Monday, November 2, 2015


When we talked about clouds and precipitation. We mentioned that when air is forced to rise, it expands and cools and water vapor is squeezed out of the air by the process of condensation. The moisture could take the form of dew, frost, fog, or precipitation.  We mentioned various places where air is forced to rise such as mountains, along fronts and in storms.  Another place air is forced to rise is in the doldrums.  This is an area of low pressure located near the equator of the earth. The northeast trade winds in the northern hemisphere converge with the southeast trades of the southern hemisphere.  Where these winds come together, the air is forced to rise. As a result, this is an area of heavy rainfall day after day.  This Doldrum-belt does shift during the year.  In the summertime it migrates about five degrees north of the equator.  During the autumn and spring season it is located very close to the equator and in the wintertime it migrates south of the equator.
Just the opposite, the horse latitude belt is where the northeast trade winds originate. Air flows away from the horse latitude belt.  At the same time, the south-westerlies originate from the horse latitude belt and flow away from the area.  As air flows away from the horse latitude belt, air must descend to take the place of the departing surface air.  Air is sinking, thus warming and no clouds or precipitation occur.  The horse latitude belt is located about 30 degrees north and south of the equator.  For the most part, this part of the earth is void of clouds, wind and precipitation.  In the early days, explorers had to lighten the loads on their ships because there was no wind to push them along.  Everything had to go overboard, even the horses they brought along for transportation in the new world.  As a result, this area became known as the horse latitudes.
Up at 60 degrees north there is another low- pressure area like the doldrums.  Here we see the convergence of the prevailing southwesterlies and the polar northeasterlies.  Again, as they converge air is forced to rise and an area of clouds and precipitation are formed.  This area is called the subpolar low area.  What is important is this, where the air is forced to rise, clouds and precipitation prevails and where air is sinking, there is little in the way of clouds or precipitation.
Now that we know where and why
Precipitation occurs, let’s look at the different forms of precipitation.  First, there is rain. This is described as drops of water falling from clouds at least a few thousand feet above the ground.  Very fine drops, called drizzle, falls from lower clouds such as stratus clouds. The classic snowflake consists of a six-sided crystal.  At very low temperatures snow may take the form of ice needles.  Sleet or ice pellets are formed when raindrops fall through below-freezing layers of air, solidifying into pellets of clear ice. Freezing rain forms when drops of rain come in contact with below-freezing surfaces on the ground.  This condition, if prolonged, may create an ice storm, causing hazardous driving conditions along with severe damage to trees, shrubs, and telephone and electric wires.  Finally, hail can be described as alternating layers of snow and ice that resemble an onion in structure.  Hailstones, oddly enough, are usually associated with severe summer thunderstorms and are rarely experienced during the winter.
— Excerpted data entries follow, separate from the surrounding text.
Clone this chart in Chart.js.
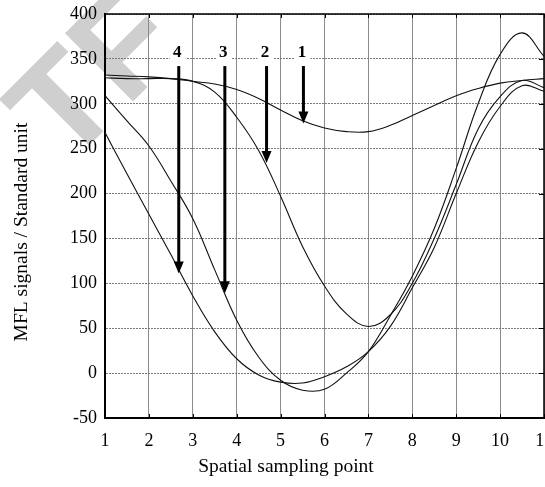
<!DOCTYPE html>
<html>
<head>
<meta charset="utf-8">
<script src="https://cdn.jsdelivr.net/npm/chart.js@4.4.1/dist/chart.umd.min.js"></script>
<style>
  html, body { margin: 0; padding: 0; background: #fff; }
</style>
</head>
<body>
<canvas id="chartJS" width="545" height="487"></canvas>
<script>
// pontos de amostragem (eixo x)
const pontos = [1, 1.5, 2, 2.5, 3, 3.5, 4, 4.5, 5, 5.5, 6, 6.5, 7, 7.5, 8, 8.5, 9, 9.5, 10, 10.5, 11];

// sinais MFL de cada defeito
const sinal1 = [332, 331, 330, 328, 325, 322, 316, 306, 293, 281, 273, 269, 269, 276, 287, 298, 309, 317, 323, 326, 328];
const sinal2 = [329, 328, 328, 328, 325, 313, 285, 248, 197, 141, 97, 66, 52, 65, 100, 150, 210, 272, 308, 326, 318];
const sinal3 = [309, 281, 253, 214, 172, 115, 59, 18, -8, -19, -18, 0, 24, 64, 108, 161, 228, 300, 355, 379, 353];
const sinal4 = [268, 222, 177, 132, 86, 46, 16, -2, -10, -11, -4, 7, 24, 52, 95, 140, 200, 257, 297, 320, 314];

// setas numeradas
const setaTexto = ["1", "2", "3", "4"];
const setaX = [5.52, 4.68, 3.73, 2.68];
const setaPonta = [278, 234, 89, 111];
const setaTopo = 342;
const textoY = 357;

const tituloX = "Spatial sampling point";
const tituloY = "MFL signals / Standard unit";

const fonteSerif = "'Liberation Serif', 'Times New Roman', serif";

function serie(valores) {
    return {
        data: pontos.map((x, i) => ({ x: x, y: valores[i] })),
        borderColor: "#111",
        borderWidth: 1.1,
        pointRadius: 0,
        tension: 0.4,
        fill: false,
    };
}

// fundo branco e marca d'agua
const fundo = {
    id: "fundo",
    beforeDraw(chart) {
        const ctx = chart.ctx;
        ctx.save();
        ctx.fillStyle = "#fff";
        ctx.fillRect(0, 0, chart.width, chart.height);
        ctx.translate(60, 120);
        ctx.rotate(-Math.PI / 4);
        ctx.fillStyle = "#cfcfcf";
        ctx.font = "bold 140px 'Liberation Sans', Arial, sans-serif";
        ctx.textBaseline = "middle";
        ctx.fillText("TF", -30, 0);
        ctx.restore();
    }
};

// titulos dos eixos
const titulos = {
    id: "titulos",
    afterDraw(chart) {
        const ctx = chart.ctx;
        ctx.save();
        ctx.fillStyle = "#000";
        ctx.font = "19.5px " + fonteSerif;
        ctx.textAlign = "center";
        ctx.textBaseline = "alphabetic";
        ctx.fillText(tituloX, 286, 472);
        ctx.translate(27, 232);
        ctx.rotate(-Math.PI / 2);
        ctx.fillText(tituloY, 0, 0);
        ctx.restore();
    }
};

// moldura superior/direita e marcas internas
const moldura = {
    id: "moldura",
    afterDatasetsDraw(chart) {
        const { ctx, chartArea: a, scales } = chart;
        ctx.save();
        ctx.strokeStyle = "#000";
        ctx.lineWidth = 1.5;
        ctx.beginPath();
        ctx.moveTo(a.left, a.top);
        ctx.lineTo(a.right, a.top);
        ctx.lineTo(a.right, a.bottom);
        ctx.stroke();
        ctx.lineWidth = 1;
        scales.x.ticks.forEach(t => {
            const px = Math.round(scales.x.getPixelForValue(t.value)) + 0.5;
            ctx.beginPath();
            ctx.moveTo(px, a.top);
            ctx.lineTo(px, a.top + 4);
            ctx.moveTo(px, a.bottom);
            ctx.lineTo(px, a.bottom - 4);
            ctx.stroke();
        });
        scales.y.ticks.forEach(t => {
            const py = Math.round(scales.y.getPixelForValue(t.value)) + 0.5;
            ctx.beginPath();
            ctx.moveTo(a.right, py);
            ctx.lineTo(a.right - 5, py);
            ctx.stroke();
        });
        ctx.restore();
    }
};

// setas com os numeros
const setas = {
    id: "setas",
    afterDatasetsDraw(chart) {
        const { ctx, scales } = chart;
        ctx.save();
        setaX.forEach((v, i) => {
            const px = scales.x.getPixelForValue(v);
            const topo = scales.y.getPixelForValue(setaTopo);
            const ponta = scales.y.getPixelForValue(setaPonta[i]);
            ctx.strokeStyle = "#000";
            ctx.fillStyle = "#000";
            ctx.lineWidth = 3;
            ctx.beginPath();
            ctx.moveTo(px, topo);
            ctx.lineTo(px, ponta - 10);
            ctx.stroke();
            ctx.beginPath();
            ctx.moveTo(px - 5, ponta - 12);
            ctx.lineTo(px + 5, ponta - 12);
            ctx.lineTo(px, ponta);
            ctx.closePath();
            ctx.fill();

            const ty = scales.y.getPixelForValue(textoY);
            ctx.fillStyle = "#fff";
            ctx.fillRect(px - 9, ty - 9, 16, 18);
            ctx.fillStyle = "#000";
            ctx.font = "bold 17px " + fonteSerif;
            ctx.textAlign = "center";
            ctx.textBaseline = "middle";
            ctx.fillText(setaTexto[i], px - 1.5, ty);
        });
        ctx.restore();
    }
};

const config = {
    type: "line",
    data: {
        datasets: [serie(sinal1), serie(sinal2), serie(sinal3), serie(sinal4)],
    },
    options: {
        responsive: false,
        animation: false,
        layout: { padding: { top: 14, right: 1, left: 0, bottom: 0 } },
        plugins: {
            legend: { display: false },
            tooltip: { enabled: false },
        },
        scales: {
            x: {
                type: "linear",
                min: 1,
                max: 11,
                ticks: {
                    stepSize: 1,
                    autoSkip: false,
                    maxRotation: 0,
                    padding: 12,
                    color: "#000",
                    font: { family: fonteSerif, size: 18 },
                },
                grid: { color: "#8a8a8a", lineWidth: 1, drawTicks: false },
                border: { color: "#000", width: 2 },
                afterFit(scale) {
                    scale.height = 69;
                    scale.paddingLeft = 0;
                    scale.paddingRight = 0;
                },
            },
            y: {
                min: -50,
                max: 400,
                ticks: {
                    stepSize: 50,
                    padding: 8,
                    color: "#000",
                    font: { family: fonteSerif, size: 18 },
                },
                grid: { color: "#7a7a7a", lineWidth: 1, drawTicks: false },
                border: { color: "#000", width: 2, dash: [2, 1] },
                afterFit(scale) {
                    scale.width = 105;
                    scale.paddingTop = 0;
                    scale.paddingBottom = 0;
                },
            },
        },
    },
    plugins: [fundo, moldura, setas, titulos],
};

const grafico = new Chart(document.getElementById("chartJS"), config);
</script>
</body>
</html>
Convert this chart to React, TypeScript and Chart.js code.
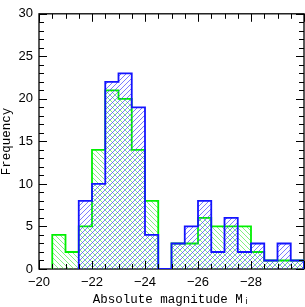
import React, { useEffect, useRef } from 'react';
import { Chart, registerables } from 'chart.js';

Chart.register(...registerables);

// Histogram bin edges (absolute magnitude), bins of 0.5 mag
const BIN_EDGES = [-20.5, -21, -21.5, -22, -22.5, -23, -23.5, -24, -24.5, -25, -25.5, -26, -26.5, -27, -27.5, -28, -28.5, -29, -29.5, -30];
const BLUE_COUNTS = [0, 0, 8, 10, 22, 23, 19, 4, 0, 3, 5, 8, 2, 6, 2, 3, 1, 3, 1];
const GREEN_COUNTS = [4, 2, 5, 14, 21, 20, 14, 8, 0, 3, 3, 6, 5, 5, 5, 2, 1, 1, 1];
const X_TICKS = [-20, -22, -24, -26, -28];
const Y_TICKS = [0, 5, 10, 15, 20, 25, 30];
const X_MIN = -30;
const X_MAX = -20;
const Y_MIN = 0;
const Y_MAX = 30;
const X_MINOR_STEP = 0.5;
const X_MAJOR_EVERY = 2;
const Y_MINOR_STEP = 1;
const Y_MAJOR_EVERY = 5;

const BLUE = 'rgb(20,20,255)';
const GREEN = 'rgb(0,240,0)';

function stepPoints(counts: number[]) {
  const first = counts.findIndex((v) => v > 0);
  let last = counts.length - 1;
  while (last > 0 && counts[last] === 0) last--;
  const pts: { x: number; y: number }[] = [{ x: BIN_EDGES[first], y: 0 }];
  for (let i = first; i <= last; i++) pts.push({ x: BIN_EDGES[i], y: counts[i] });
  pts.push({ x: BIN_EDGES[last + 1], y: counts[last] });
  pts.push({ x: BIN_EDGES[last + 1], y: 0 });
  return pts;
}

function hatch(ctx: CanvasRenderingContext2D, color: string, forward: boolean) {
  const s = 5;
  const c = document.createElement('canvas');
  c.width = s;
  c.height = s;
  const g = c.getContext('2d')!;
  g.strokeStyle = color;
  g.lineWidth = 0.9;
  g.beginPath();
  if (forward) {
    g.moveTo(0, s); g.lineTo(s, 0);
    g.moveTo(-1, 1); g.lineTo(1, -1);
    g.moveTo(s - 1, s + 1); g.lineTo(s + 1, s - 1);
  } else {
    g.moveTo(0, 0); g.lineTo(s, s);
    g.moveTo(-1, s - 1); g.lineTo(1, s + 1);
    g.moveTo(s - 1, -1); g.lineTo(s + 1, 1);
  }
  g.stroke();
  return ctx.createPattern(c, 'repeat')!;
}

const framePlugin = {
  id: 'frame',
  beforeDatasetsDraw(chart: any) {
    const { ctx, chartArea: a } = chart;
    ctx.save();
    ctx.strokeStyle = '#000';
    ctx.lineWidth = 1.3;
    ctx.strokeRect(a.left, a.top, a.right - a.left, a.bottom - a.top);
    ctx.restore();
  },
  afterDatasetsDraw(chart: any) {
    const { ctx, chartArea: a, scales } = chart;
    const xs = scales.x;
    const ys = scales.y;
    ctx.save();
    ctx.strokeStyle = '#000';
    ctx.lineWidth = 1;
    ctx.beginPath();
    const nx = Math.round((X_MAX - X_MIN) / X_MINOR_STEP);
    for (let i = 0; i <= nx; i++) {
      const v = X_MAX - i * X_MINOR_STEP;
      const px = Math.round(xs.getPixelForValue(v)) + 0.5;
      const major = Math.abs(v / X_MAJOR_EVERY - Math.round(v / X_MAJOR_EVERY)) < 1e-6;
      const len = major ? 8 : 5;
      ctx.moveTo(px, a.bottom); ctx.lineTo(px, a.bottom - len);
      ctx.moveTo(px, a.top); ctx.lineTo(px, a.top + len);
    }
    const ny = Math.round((Y_MAX - Y_MIN) / Y_MINOR_STEP);
    for (let i = 0; i <= ny; i++) {
      const v = Y_MIN + i * Y_MINOR_STEP;
      const py = Math.round(ys.getPixelForValue(v)) + 0.5;
      const major = v % Y_MAJOR_EVERY === 0;
      const len = major ? 8 : 5;
      ctx.moveTo(a.left, py); ctx.lineTo(a.left + len, py);
      ctx.moveTo(a.right, py); ctx.lineTo(a.right - len, py);
    }
    ctx.stroke();
    ctx.restore();
  },
};

export default function App() {
  const ref = useRef<HTMLCanvasElement>(null);
  useEffect(() => {
    document.body.style.margin = '0';
    const canvas = ref.current!;
    const ctx = canvas.getContext('2d')!;
    const tickFont = { family: '"Liberation Sans", Arial, sans-serif', size: 13 };
    const titleFont = { family: '"Liberation Mono", "DejaVu Sans Mono", monospace', size: 12.5, lineHeight: 1 };
    const chart = new Chart(canvas, {
      type: 'line',
      data: {
        datasets: [
          {
            label: 'blue',
            data: stepPoints(BLUE_COUNTS),
            stepped: true,
            borderColor: BLUE,
            borderWidth: 1.8,
            backgroundColor: hatch(ctx, 'rgba(60,60,255,0.75)', true),
            fill: 'origin',
            pointRadius: 0,
          },
          {
            label: 'green',
            data: stepPoints(GREEN_COUNTS),
            stepped: true,
            borderColor: GREEN,
            borderWidth: 1.8,
            backgroundColor: hatch(ctx, 'rgba(40,230,40,0.65)', false),
            fill: 'origin',
            pointRadius: 0,
          },
        ],
      },
      options: {
        responsive: false,
        animation: false,
        devicePixelRatio: 1,
        layout: { padding: { top: 4, right: 1, left: 0, bottom: 0 } },
        plugins: { legend: { display: false }, tooltip: { enabled: false } },
        scales: {
          x: {
            type: 'linear',
            min: X_MIN,
            max: X_MAX,
            reverse: true,
            grid: { display: false, drawTicks: false },
            border: { display: false },
            afterBuildTicks: (s: any) => { s.ticks = X_TICKS.map((v) => ({ value: v })); },
            afterFit: (s: any) => { s.height = 38; },
            ticks: {
              autoSkip: false,
              maxRotation: 0,
              padding: 6,
              color: '#000',
              font: tickFont,
              callback: (v: any) => (v < 0 ? '\u2212' : '') + Math.abs(v),
            },
            title: {
              display: true,
              text: 'Absolute magnitude M\u1D62',
              color: '#000',
              font: titleFont,
              padding: { top: 0, bottom: 1 },
            },
          },
          y: {
            min: Y_MIN,
            max: Y_MAX,
            grid: { display: false, drawTicks: false },
            border: { display: false },
            afterBuildTicks: (s: any) => { s.ticks = Y_TICKS.map((v) => ({ value: v })); },
            afterFit: (s: any) => { s.width = 39; },
            ticks: { padding: 6, color: '#000', font: tickFont },
            title: {
              display: true,
              text: 'Frequency',
              color: '#000',
              font: titleFont,
              padding: { top: 0, bottom: 0 },
            },
          },
        },
      },
      plugins: [framePlugin],
    });
    return () => chart.destroy();
  }, []);
  return <canvas ref={ref} width={305} height={307} style={{ display: 'block' }} />;
}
The type of precipitation that strikes the ground depends on the vertical and thermal structure of

 the atmosphere. If the clouds are located completely in the cold air (below 32 degrees) then the temperature of the dew point will be below freezing and snow forms. As snow falls through the air and hits the ground, it does not melt since the ground temperature is also below freezing.  The snow is said to stick.
If the clouds are located both in the cold air and the warm air, then raindrops are formed in the warm air while snow is formed in the cold air.  As the raindrops fall into the colder air below, they eventually freeze and form solid pellets of ice which we call sleet or ice pellets. These pellets reach the ground as sleet, which some people mistakenly call hail. So, where the cloud is located in both warm air and cold air, we get a mixture of snow and sleet. If the entire cloud exists in above freezing warm air, no snowflakes can form, only raindrops.  If, however, the cold air below is thick enough, rain drops could form pellets of ice and sleet would form, however, if the cold air below the clouds is extremely shallow, then the rain drops will remain rain drops until they actually hit the ground.  If the ground temperature is below 32 degrees, then the rain freezes on contact with the ground, forming freezing rain or glaze.
What forms of precipitation hits the ground if the entire cloud is located in the warm air (above 32 degrees) and the surface temperature is also above 32 degrees?